2. Reidentifying public eviction data
A provision of the new law bars the sale of eviction data to private firms, formerly known as the “tenant blacklist.”
But nothing prevents firms from using public eviction data, which is anonymized. The workaround? It may be computationally trivial to de-anonymize eviction data, especially in small buildings.
Some data privacy practices depend on “k-anonymity,” whereby, in order to protect the identities of people in sensitive datasets, a (hopefully high) number of records cannot be disambiguated. So, even if your name is left off a dataset, there are enough people in your zipcode with a dog named Max who voted for Dennis Kucinich and are Amazon Prime members to throw identity thieves off.
But that principle has its limitations, which were laid bare in 1997 after a Massachusetts governor’s hospitalization was discovered when researchers published an anonymized insurance dataset. Gov. William Weld’s identity was discovered by combining their dataset with publicly available voter registration and demographic data. In New York City, tenant advocates say landlords may be planning to pull off the same sort of feat with publicly available eviction data.
3. Upping other requirements to get around the “tenant blacklist”
Instead of denying an application based on a prior eviction, some landlords are simply upping the other requirements in order to tick a different box. New Jersey-based landlord Daniel Stein, who just bought a Rochester multifamily complex, called the new rules around eviction data “absolutely ridiculous.”

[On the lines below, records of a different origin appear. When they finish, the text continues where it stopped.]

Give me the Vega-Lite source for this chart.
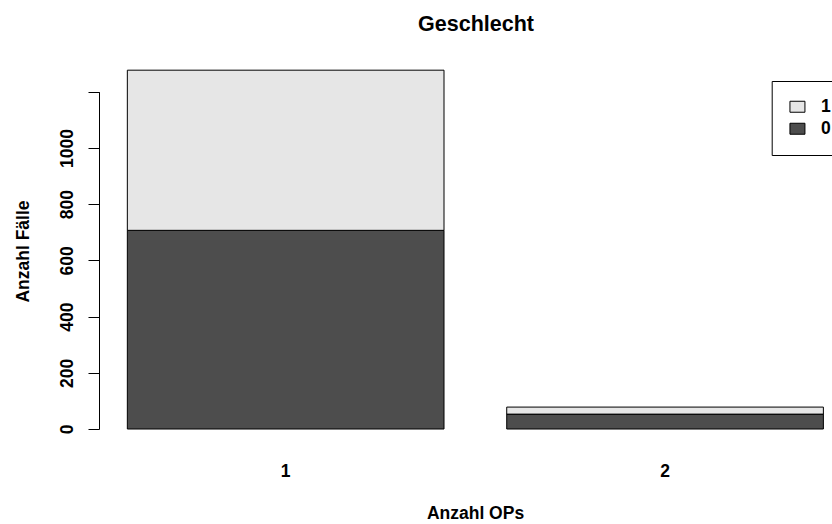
{
  "$schema": "https://vega.github.io/schema/vega-lite/v6.json",
  "autosize": {"type": "none"},
  "width": 733,
  "height": 388,
  "padding": {"left": 99, "top": 55, "right": 0, "bottom": 81},
  "background": "white",
  "title": {
    "text": "Geschlecht",
    "font": "Liberation Sans",
    "fontSize": 21.5,
    "fontWeight": "bold",
    "color": "black",
    "anchor": "middle",
    "frame": "group",
    "baseline": "alphabetic",
    "offset": 3,
    "dx": 10.5
  },
  "data": {
    "values": [
      {"ops": "1", "sex": "0", "count": 707},
      {"ops": "1", "sex": "1", "count": 570},
      {"ops": "2", "sex": "0", "count": 53},
      {"ops": "2", "sex": "1", "count": 25}
    ]
  },
  "mark": {"type": "bar", "stroke": "black", "strokeWidth": 1},
  "encoding": {
    "x": {
      "field": "ops",
      "type": "nominal",
      "scale": {"domain": ["1", "2"], "paddingInner": 0.1653, "paddingOuter": 0.0487, "align": 0.767},
      "axis": {
        "title": "Anzahl OPs",
        "orient": "bottom",
        "domain": false,
        "ticks": false,
        "tickSize": 0,
        "labelAngle": 0,
        "labelPadding": 19,
        "labelFont": "Liberation Sans",
        "labelFontSize": 17.5,
        "labelFontWeight": "bold",
        "labelColor": "black",
        "titleFont": "Liberation Sans",
        "titleFontSize": 17.5,
        "titleFontWeight": "bold",
        "titleColor": "black",
        "titleBaseline": "alphabetic",
        "titleX": 376,
        "titleY": 75,
        "titleAnchor": "middle",
        "titleAlign": "center"
      }
    },
    "y": {
      "field": "count",
      "type": "quantitative",
      "stack": "zero",
      "scale": {"domain": [-49.8, 1331], "nice": false, "zero": false},
      "axis": {
        "title": "Anzahl Fälle",
        "orient": "left",
        "values": [0, 200, 400, 600, 800, 1000, 1200],
        "labelExpr": "datum.value == 1200 ? '' : datum.label",
        "format": "d",
        "grid": false,
        "domain": true,
        "domainColor": "black",
        "domainWidth": 1,
        "domainDash": [0, 14, 337.3, 80],
        "ticks": true,
        "tickSize": 11,
        "tickColor": "black",
        "tickWidth": 1,
        "labelAngle": 270,
        "labelAlign": "center",
        "labelBaseline": "alphabetic",
        "labelPadding": 16,
        "labelFlush": false,
        "labelOverlap": false,
        "labelFont": "Liberation Sans",
        "labelFontSize": 17.5,
        "labelFontWeight": "bold",
        "labelColor": "black",
        "titleFont": "Liberation Sans",
        "titleFontSize": 17.5,
        "titleFontWeight": "bold",
        "titleColor": "black",
        "titleAngle": 270,
        "titleBaseline": "alphabetic",
        "titleAlign": "center",
        "titleX": -71,
        "titleY": 196
      }
    },
    "color": {
      "field": "sex",
      "type": "nominal",
      "scale": {"domain": ["1", "0"], "range": ["#E6E6E6", "#4D4D4D"]},
      "legend": {
        "title": null,
        "orient": "none",
        "legendX": 672.7,
        "legendY": 26,
        "strokeColor": "black",
        "padding": 17,
        "symbolType": "M-1,-0.733H1V0.733H-1Z",
        "symbolSize": 225,
        "symbolStrokeColor": "black",
        "symbolStrokeWidth": 1,
        "symbolOpacity": 1,
        "labelOffset": 14.7,
        "rowPadding": 3,
        "labelFont": "Liberation Sans",
        "labelFontSize": 17.5,
        "labelFontWeight": "bold",
        "labelColor": "black"
      }
    },
    "order": {"field": "sex", "type": "nominal", "sort": "ascending"}
  },
  "config": {
    "view": {"stroke": null},
    "legend": {"fillColor": "white"}
  }
}
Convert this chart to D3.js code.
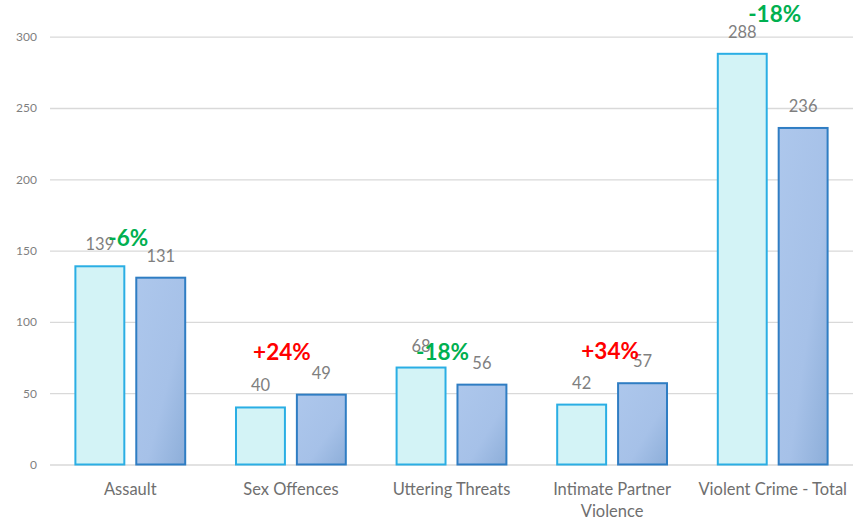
<!DOCTYPE html>
<html>
<head>
<meta charset="utf-8">
<script src="https://cdnjs.cloudflare.com/ajax/libs/d3/7.8.5/d3.min.js"></script>
<style>
  body { margin: 0; background: #fff; }
  text { font-family: Lato, "Open Sans", sans-serif; }
</style>
</head>
<body>
<div id="chart"></div>
<script>
// data
const categories = ["Assault", "Sex Offences", "Uttering Threats", "Intimate Partner Violence", "Violent Crime - Total"];
const series = ["before", "after"];
const beforeValues = [139, 40, 68, 42, 288];
const afterValues = [131, 49, 56, 57, 236];
const pctLabels = ["-6%", "+24%", "-18%", "+34%", "-18%"];
const pctLevel = [153, 73, 73, 74, 310];   // where the % callouts sit, in axis units
const pctShift = [-2, -9, -9, -2, 2];
const yTicks = [0, 50, 100, 150, 200, 250, 300];

const width = 865;
const height = 521;

const svg = d3.select("#chart")
    .append("svg")
    .attr("width", width)
    .attr("height", height);

const defs = svg.append("defs");
const grad = defs.append("linearGradient")
    .attr("id", "darkFill")
    .attr("x1", "0%").attr("y1", "0%")
    .attr("x2", "100%").attr("y2", "100%");
grad.append("stop").attr("offset", "0%").attr("stop-color", "#adc7ec");
grad.append("stop").attr("offset", "60%").attr("stop-color", "#a6c1e8");
grad.append("stop").attr("offset", "100%").attr("stop-color", "#8daed9");

const x0 = d3.scaleBand()
    .domain(categories)
    .range([50, 853])
    .paddingInner(0.31)
    .paddingOuter(0.155);

const x1 = d3.scaleBand()
    .domain(series)
    .range([0, x0.bandwidth()])
    .paddingInner(0.18);

const y = d3.scaleLinear()
    .domain([0, 300])
    .range([464.5, 36.7]);

// grid lines
const yAxis = d3.axisLeft(y)
    .tickValues(yTicks)
    .tickSize(-(853 - 50))
    .tickPadding(13);

const gy = svg.append("g")
    .attr("transform", "translate(50,0)")
    .call(yAxis);
gy.select(".domain").remove();
gy.selectAll(".tick line")
    .attr("stroke", "#d9d9d9")
    .attr("stroke-width", 1.3);
gy.selectAll(".tick text")
    .attr("fill", "#7f7f7f")
    .style("font-size", "12px");

const rows = categories.map((c, i) => ({
    cat: c,
    vals: [
        { s: "before", v: beforeValues[i] },
        { s: "after", v: afterValues[i] }
    ]
}));

const groups = svg.selectAll(".group")
    .data(rows)
    .enter()
    .append("g")
    .attr("class", "group")
    .attr("transform", d => `translate(${x0(d.cat)},0)`);

groups.selectAll("rect")
    .data(d => d.vals)
    .enter()
    .append("rect")
    .attr("x", d => x1(d.s) + 0.5)
    .attr("y", d => y(d.v))
    .attr("width", x1.bandwidth() - 1)
    .attr("height", d => y(0) - y(d.v))
    .attr("fill", d => d.s == "before" ? "#d3f3f6" : "url(#darkFill)")
    .attr("stroke", d => d.s == "before" ? "#2aaee4" : "#2f7dc3")
    .attr("stroke-width", 2);

// value labels
groups.selectAll(".val")
    .data(d => d.vals)
    .enter()
    .append("text")
    .attr("class", "val")
    .attr("x", d => x1(d.s) + x1.bandwidth() / 2)
    .attr("y", d => y(d.v) - 16)
    .attr("text-anchor", "middle")
    .attr("fill", "#7f7f7f")
    .style("font-size", "16.5px")
    .text(d => d.v);

// percentage callouts
svg.selectAll(".pct")
    .data(categories)
    .enter()
    .append("text")
    .attr("class", "pct")
    .attr("x", (d, i) => x0(d) + x0.bandwidth() / 2 + pctShift[i])
    .attr("y", (d, i) => y(pctLevel[i]))
    .attr("text-anchor", "middle")
    .attr("fill", (d, i) => pctLabels[i].startsWith("+") ? "#ff0000" : "#00b050")
    .style("font-size", "22.5px")
    .style("font-weight", "bold")
    .text((d, i) => pctLabels[i]);

// category labels (wrap the long one)
const catLines = c => c == "Intimate Partner Violence" ? ["Intimate Partner", "Violence"] : [c];
svg.selectAll(".cat")
    .data(categories)
    .enter()
    .append("text")
    .attr("class", "cat")
    .attr("x", d => x0(d) + x0.bandwidth() / 2)
    .attr("y", 495)
    .attr("text-anchor", "middle")
    .attr("fill", "#6f6f6f")
    .style("font-size", "16.5px")
    .each(function (d) {
        const t = d3.select(this);
        catLines(d).forEach((line, k) => {
            t.append("tspan")
                .attr("x", x0(d) + x0.bandwidth() / 2)
                .attr("dy", k == 0 ? 0 : 22)
                .text(line);
        });
    });
</script>
</body>
</html>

“But there are ways to get around it,” Stein said. “We have very strict income and credit requirements. When looking at a tenant’s application, if they’ve been evicted two to three times in the last year, as long as they’re not meeting the other requirements, we can get rid of them that way.”
4. Collecting application fees
According to the new law, a landlord, lessor, sub-lessor or grantor can only charge up to $20 dollars to conduct a background check — but real estate attorneys say that leaves the door open for brokers and managers.
SSRGA Attorney Jeffrey Schwartz argues that since the law does not specifically mention “managing agents,” they can collect application fees for handling sales and leases of cooperative apartments.
“The [Housing Stability and Tenant Protection Act of 2019] specifies that a coop corporation may not charge an application/processing fee in connection with a new tenancy,” he said in a statement. “But this section of the law does not specifically mention ‘managing agents’ as other sections of the Act do.”
According to The City, Assembly members Linda Rosenthal and Harvey Epstein plan to introduce legislation that would impose hefty fines on landlords and others who act on their behalf if they violate the application fee rules.
5. Closing the door on rent-regulated apartments
With limited means for increasing rents on stabilized apartments, some landlords say they are simply closing vacant apartments and hoping for the rules to change. Last month, the Rent Stabilization Association and the Community Housing Improvement Program filed a lawsuit challenging the constitutionality of the new rent law, alleging that it represented illegal taking of private property and violated due process rights. JLL’s Bob Knakal said some of his clients are prepared to keep apartments closed off for 10 to 15 years to see if the law changes.
“If your last rent from a stabilized tenant was significantly under market, and you get possession of that unit somehow, you are giving, essentially, a life estate to the new tenant,” he said. “So I think the calculus is that, rather than give a life estate to a tenant at a rent well below market, keep the unit vacant and hope that at some point in the not too distant future, either the litigation over the constitutionality of the law prevails or we get some new laws that are more rational and motivate the private sector to invest in the housing stock.”